More than the Real Thing: Chinese consumers want emotion and culture, not just drinks - Coca-Cola

By Pearly Neo

- Last updated on GMT

Consumers in the China beverage sector with increasingly want ‘emotion and culture’ alongside their drinks, claims Coca-Cola. ©Getty Images
Consumers in the China beverage sector with increasingly want ‘emotion and culture’ alongside their drinks, claims Coca-Cola. ©Getty Images

Related tags Coca-cola culture emotional marketing China

Product innovation, technology and data alone are no longer sufficient to make strides in the China beverage sector with consumers increasingly wanting ‘emotion and culture’ alongside their drinks, claims Coca-Cola.

The firm has branched into five major beverage categories in China, spanning its trademark soft drinks to coffee, tea, sparkling water, juices, dairy, alcohol and more.

With such an enormous portfolio of products, the company is no stranger to innovation and the science behind creating new drink options.

But the firm now believes that there is a need to go beyond the R&D and tug at consumer heartstrings in order to remain at the forefront of the beverage sector in China.

“From a scientific point of view, innovation needs to focus on technology and data, but although there is always need for this, experience tells us that it is no longer enough to create truly satisfactory products for consumers here,”​ Coca-Cola APAC R&D Centre Senior Director Amy Song told the floor at the Food and Beverage Innovation Forum (FBIF) in China.

“Today’s consumers want more than just the physical experience concerning things like ingredients and functionality, but also the emotional connection when making their purchases – this means that they want more than offerings of zero sugar or immunity-boosting products, where in reality all companies and brands can offer the same thing.

“The emotional connection is what needs to come in for consumers to feel trust and confidence in a brand, whether this is by feeling respect, acceptance and so on – and this is where culture comes in, as it is what brings human experience into the context of the foods or beverages.”

Mentions of Chinese culture tend to automatically link with images of Chinese New Year or Mooncake Festival– but Song highlighted that apart from these traditional correlations, there is also the modern aspect of culture in China today that should be incorporated.

“Of course China is very rich in culture and heritage, but beyond this there are also many elements of the lifestyle today that consumers will also link to local culture, such as popular trends locally,”​ she said.

“One of these is the rise in popularity of the game League of Legends locally, and with this in mind we launched a limited edition ‘The Hero Has Arrived’ product in collaboration with the game, creating an entire platform for players and consumers to really connect with it – this was also designed to have a unique limited edition flavour with zero sugar, so it remains in line with current trends as well.

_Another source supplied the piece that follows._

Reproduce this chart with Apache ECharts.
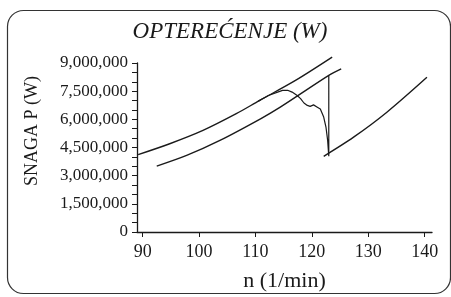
<!DOCTYPE html>
<html>
<head>
<meta charset="utf-8">
<script src="https://cdn.jsdelivr.net/npm/echarts@6/dist/echarts.min.js"></script>
<style>
  html, body { margin: 0; padding: 0; background: #fff; }
</style>
</head>
<body>
<div id="chart" style="width: 451px; height: 297px"></div>
<script>
// n (1/min) and P (W)
var upperN = [89.2, 94.8, 100.7, 106.6, 110.7, 117.1, 123.6];
var upperP = [4120000, 4700000, 5410000, 6300000, 7000000, 8070000, 9310000];

var middleN = [92.5, 97.8, 103.7, 110.9, 114.4, 123.0, 125.2];
var middleP = [3510000, 4080000, 4880000, 6030000, 6650000, 8340000, 8690000];

var rightN = [122.1, 127.4, 133.3, 140.4];
var rightP = [4030000, 5050000, 6380000, 8240000];

var loadN = [110.5, 112.3, 114.8, 115.7, 116.5, 117.4, 118.0, 118.6, 119.2, 119.7,
  120.3, 120.9, 121.5, 122.1, 122.5, 122.8, 123.0, 123.0];
var loadP = [6970000, 7270000, 7540000, 7550000, 7450000, 7270000, 7100000, 6870000, 6740000, 6690000,
  6770000, 6660000, 6550000, 6120000, 5590000, 4880000, 4030000, 8340000];

var xTicks = [90, 100, 110, 120, 130, 140];

function pairs(xs, ys) {
  return xs.map(function (x, i) { return [x, ys[i]]; });
}

var serif = "'Liberation Serif', 'DejaVu Serif', serif";
var ink = "#1a1a1a";

var myChart = echarts.init(document.getElementById("chart"));
var lineStyle = { color: ink, width: 1.4 };

var option = {
  animation: false,
  grid: { left: 137, right: 19, top: 63, bottom: 65 },
  graphic: [
    {
      type: "rect",
      shape: { x: 7.5, y: 10.5, width: 443, height: 283, r: 16 },
      style: { fill: "none", stroke: "#333", lineWidth: 1.2 },
      z: 0,
    },
    {
      type: "text",
      x: 230,
      y: 32,
      style: {
        text: "OPTEREĆENJE (W)",
        font: "italic 23px " + serif,
        fill: ink,
        textAlign: "center",
        textVerticalAlign: "middle",
      },
    },
    {
      type: "text",
      x: 32,
      y: 131,
      rotation: Math.PI / 2,
      style: {
        text: "SNAGA P (W)",
        font: "18px " + serif,
        fill: ink,
        textAlign: "center",
        textVerticalAlign: "middle",
      },
    },
  ],
  xAxis: {
    type: "value",
    min: 89,
    max: 141.3,
    name: "n (1/min)",
    nameLocation: "middle",
    nameGap: 38,
    nameTextStyle: { fontFamily: serif, fontSize: 22, color: ink },
    splitLine: { show: false },
    axisLine: { lineStyle: { color: ink, width: 1.3 } },
    axisTick: { customValues: xTicks, length: 5, lineStyle: { color: ink } },
    axisLabel: {
      customValues: xTicks,
      fontFamily: serif,
      fontSize: 18,
      color: ink,
      margin: 11,
    },
  },
  yAxis: {
    type: "value",
    min: 0,
    max: 9000000,
    interval: 1500000,
    splitLine: { show: false },
    axisLine: { show: true, lineStyle: { color: ink, width: 1.3 } },
    axisTick: { show: true, length: 5, lineStyle: { color: ink } },
    minorTick: { show: true, splitNumber: 3, length: 5, lineStyle: { color: ink } },
    axisLabel: {
      fontFamily: serif,
      fontSize: 17,
      color: ink,
      margin: 9,
      formatter: function (v) {
        return v.toLocaleString("en-US");
      },
    },
  },
  series: [
    { type: "line", data: pairs(upperN, upperP), smooth: 0.3, clip: false, symbol: "none", lineStyle: lineStyle },
    { type: "line", data: pairs(middleN, middleP), smooth: 0.3, clip: false, symbol: "none", lineStyle: lineStyle },
    { type: "line", data: pairs(rightN, rightP), smooth: 0.3, clip: false, symbol: "none", lineStyle: lineStyle },
    { type: "line", data: pairs(loadN, loadP), smooth: false, clip: false, symbol: "none", lineStyle: { color: ink, width: 1.2 } },
  ],
};

myChart.setOption(option);
window.addEventListener("resize", function () {
  myChart.resize();
});
</script>
</body>
</html>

“Here it is clear that this sort of innovation requires thinking that is less dependent and far beyond just the science of beverage creation – it comes from a focus on understanding local trends, consumers, items and the connections between them to form the culture, and integrating this culture into the innovation.”

Sustainability as a culture

Although sustainability might not come to mind immediately when culture is mentioned, in China this could see some link with the government implementing initiatives to reduce food and packaging waste in the country.

“Coca-Cola sees sustainable packaging as a global strategy that we implement based on the characteristics of the different markets, and we already have technologies available all over the region that are applicable in many different places,”​ Song added.

“For example, we already have the label-free bottle ILOHAS in Japan that utilises a debossed logo and symbol to remove the need to separate the label from bottle during recycling – and based on local business plans and regulations, if such an innovation becomes viable we will certainly apply this existing technology in new markets.”